# Solved: Solar lights stay on in sun



## silverado4

I have a 3 light two planter solor post. The solor lights would not go on after a year. I replaced the 2500 mah rechargeable batteries with 2300 mah batteries. The lights come on, but stay on in the sun. I put the old batteries in , and the light did not go on. I now have it in a "recharge" mode in the lamp. I bought the batteries and they said they were already charged. Anyone have an idea why the lights stay on?
Thanks
They should be off in the sun, and turn on when it's dark. I covered it in the garage, and they didn't come on.


----------



## buffoon

Sounds like you have a sensor problem.
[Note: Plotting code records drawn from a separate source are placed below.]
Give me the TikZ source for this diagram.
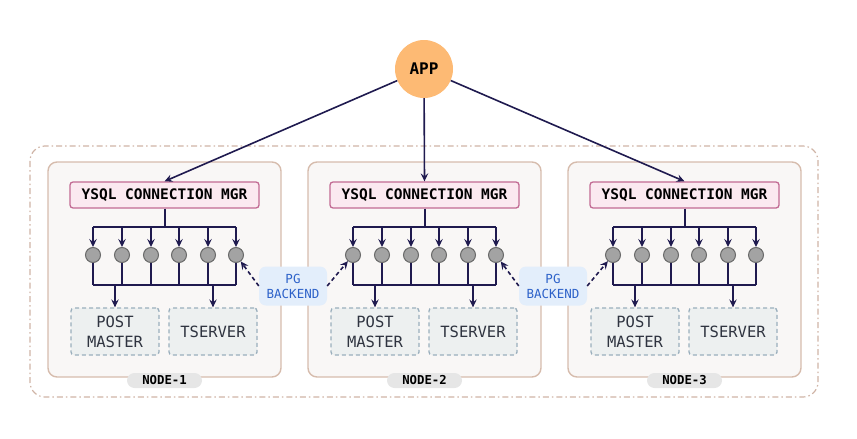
\documentclass[tikz,border=0pt]{standalone}
\usepackage{fontspec}
\setmonofont{DejaVu Sans Mono}
\usetikzlibrary{arrows.meta}
\definecolor{navy}{HTML}{1F1A4F}
\definecolor{appfill}{HTML}{FDBA74}
\definecolor{nodebg}{HTML}{F9F7F6}
\definecolor{nodeborder}{HTML}{D6BCAD}
\definecolor{ysqlfill}{HTML}{FBE9F0}
\definecolor{ysqlborder}{HTML}{C26A93}
\definecolor{circfill}{HTML}{A3A3A3}
\definecolor{circborder}{HTML}{6A6A6A}
\definecolor{boxfill}{HTML}{EDF0F0}
\definecolor{boxborder}{HTML}{9AAFBD}
\definecolor{pgfill}{HTML}{E3EEFB}
\definecolor{pgtext}{HTML}{2D62C9}
\definecolor{labfill}{HTML}{E6E6E6}
\definecolor{outerc}{HTML}{CFB4A6}
\definecolor{textdark}{HTML}{2F3440}
\tikzset{
  outerbox/.style={draw=outerc, line width=1.2pt, dash pattern=on 6pt off 3pt on 1.5pt off 3pt, rounded corners=15pt},
  nodebox/.style={draw=nodeborder, fill=nodebg, line width=1.4pt, rounded corners=9pt},
  appnode/.style={circle, fill=appfill, minimum size=58pt, inner sep=0pt, font=\fontsize{16}{18}\ttfamily\bfseries},
  ysqlnode/.style={draw=ysqlborder, fill=ysqlfill, line width=1.3pt, rounded corners=3pt, minimum width=189pt, minimum height=26pt, inner sep=0pt, font=\fontsize{14.5}{17}\ttfamily\bfseries},
  circnode/.style={circle, draw=circborder, fill=circfill, line width=1pt, minimum size=15pt, inner sep=0pt},
  procbox/.style={draw=boxborder, fill=boxfill, dash pattern=on 4pt off 3pt, line width=1.3pt, rounded corners=3pt, minimum width=88pt, minimum height=47pt, inner sep=0pt, align=center, text=textdark, font=\fontsize{15.5}{20}\ttfamily},
  pgnode/.style={fill=pgfill, rounded corners=7pt, minimum width=68pt, minimum height=39pt, inner sep=0pt, align=center, text=pgtext, font=\fontsize{12.5}{15}\ttfamily},
  labnode/.style={fill=labfill, rounded corners=7.5pt, minimum width=75pt, minimum height=15pt, inner sep=0pt, font=\fontsize{12.3}{14}\ttfamily\bfseries},
  conn/.style={draw=navy, line width=1.6pt},
  arr/.style={conn, -{Stealth[length=8pt,width=7.5pt,inset=3pt]}},
  dasharr/.style={arr, dash pattern=on 4pt off 3pt},
}
\begin{document}
\begin{tikzpicture}[x=1pt,y=-1pt]
\useasboundingbox (0,0) rectangle (857,439);
\draw[outerbox] (30,146) rectangle (818,397);
\node[appnode] (app) at (424,69) {APP};
\foreach \i/\dx in {1/0,2/260,3/520} {
  \begin{scope}[xshift=\dx]
    \draw[nodebox] (48,162) rectangle (281,377);
    \node[labnode] (lab\i) at (164.5,380.5) {NODE-\i};
    \node[ysqlnode] (y\i) at (164.5,195) {YSQL CONNECTION MGR};
    \coordinate (tb\i) at (165,227);
    \coordinate (bb\i) at (165,285);
    \foreach \k/\cx in {1/93,2/122,3/151,4/179,5/208,6/236} {
      \node[circnode] (c\i\k) at (\cx,255) {};
    }
    \node[procbox] (pm\i) at (115,331.5) {POST\\MASTER};
    \node[procbox] (ts\i) at (213,331.5) {TSERVER};
  \end{scope}
  \draw[conn] (y\i.south -| tb\i) -- (tb\i);
  \draw[conn] (c\i1.north |- tb\i) -- (c\i6.north |- tb\i);
  \draw[conn] (c\i1.south |- bb\i) -- (c\i6.south |- bb\i);
  \foreach \k in {1,...,6} {
    \draw[arr] (c\i\k.north |- tb\i) -- (c\i\k.north);
    \draw[conn] (c\i\k.south) -- (c\i\k.south |- bb\i);
  }
  \draw[arr] (pm\i.north |- bb\i) -- (pm\i.north);
  \draw[arr] (ts\i.north |- bb\i) -- (ts\i.north);
  \draw[arr] (app) -- (y\i.north);
}
\node[pgnode] (pg1) at (293,286) {PG\\BACKEND};
\node[pgnode] (pg2) at (553,286) {PG\\BACKEND};
\draw[dasharr] (pg1.west) -- (c16);
\draw[dasharr] (pg1.east) -- (c21);
\draw[dasharr] (pg2.west) -- (c26);
\draw[dasharr] (pg2.east) -- (c31);
\end{tikzpicture}
\end{document}
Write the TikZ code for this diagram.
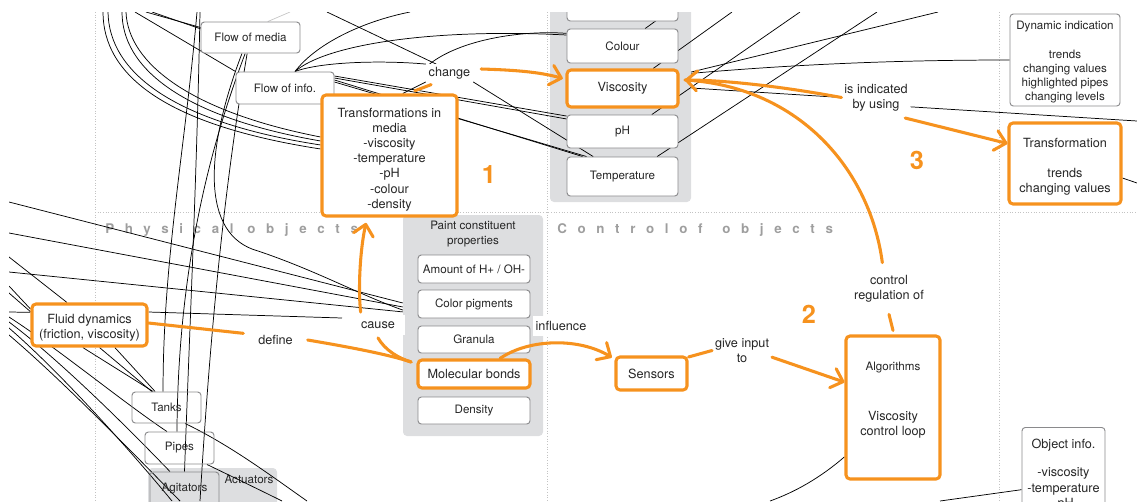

This could be due to dampness or dirt inside giving a faulty night reading (when it's actually daylight) or rickety wiring causing a short circuiting. In effect the charge that sunlight is providing barely reaches your battery before going out again to light up the lamps, your batteries draining at the same time. That's why, when you take them to the garage, they'll no longer light since the batteries are down by then.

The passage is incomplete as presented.